One of the people he got to know in Bogart’s later years was Lauren Becall, who had “balls the size of basketballs.” If so, Lennie’s aren’t much smaller. Once years ago, he went into a café on Hollywood Boulevard and found they couldn’t “accommodate” him. A week later he sent in a very light-skinned black actress, pretending to be his wife, to order lunch for them. She went in, took a table, and ordered two lunches, one for her shopping husband who would soon join her. When Lennie arrived, the host insisted that his wife wasn’t there—until she waved to him and called his name.
Race helped him get a good role dancing and singing with Lena Horne in the Joe Lewis film, Brown Bomber, and in The Adventure of the Black Pearl. More often, there was still an invisible barrier ready to crush any free expression that challenged taboos. In No Business Like Show Business with Marilyn Moore, he and eleven black men danced and sang “Tropical Heat Wave” on stage with her. Ken Darby, the producer, immediately stepped in and had it re-shot with twelve white actors. In the released film, the voices of Lennie’s dozen were dubbed in as white men danced and lip-synched.

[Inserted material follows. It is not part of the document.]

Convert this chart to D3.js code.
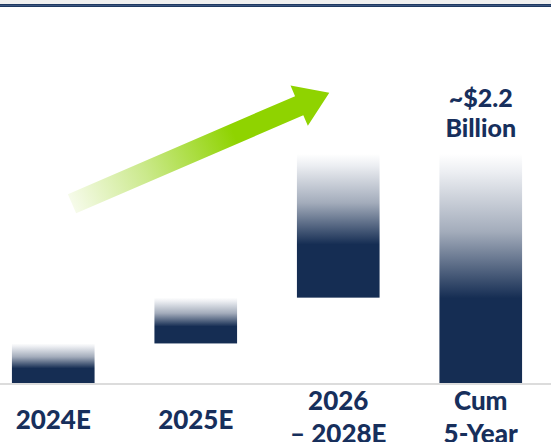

Some might suggest that he was born too soon to cash in big on his multiple talents, but that misses the point. What has enabled him to make a good living for his family in show business has been his determination to kick hurdles out of his way, not go around or over, and thereby to keep his dream alive.
He recently lost his wife of forty-eight years, but he is still going strong, living in an elegant pad in the Hollywood hills, and still playing at parties and occasional gigs. This past August he placed second in an annual competition for senior citizens; last year he won first prize. You can catch his act at Rick’s Café in Casablanca, Morocco next July when they celebrate its fifth anniversary, or you can catch him some Sunday afternoon at El Cid’s on Sunset Boulevard. The beat is still with Lennie, and he is very much live at 90 and counting. Party anyone?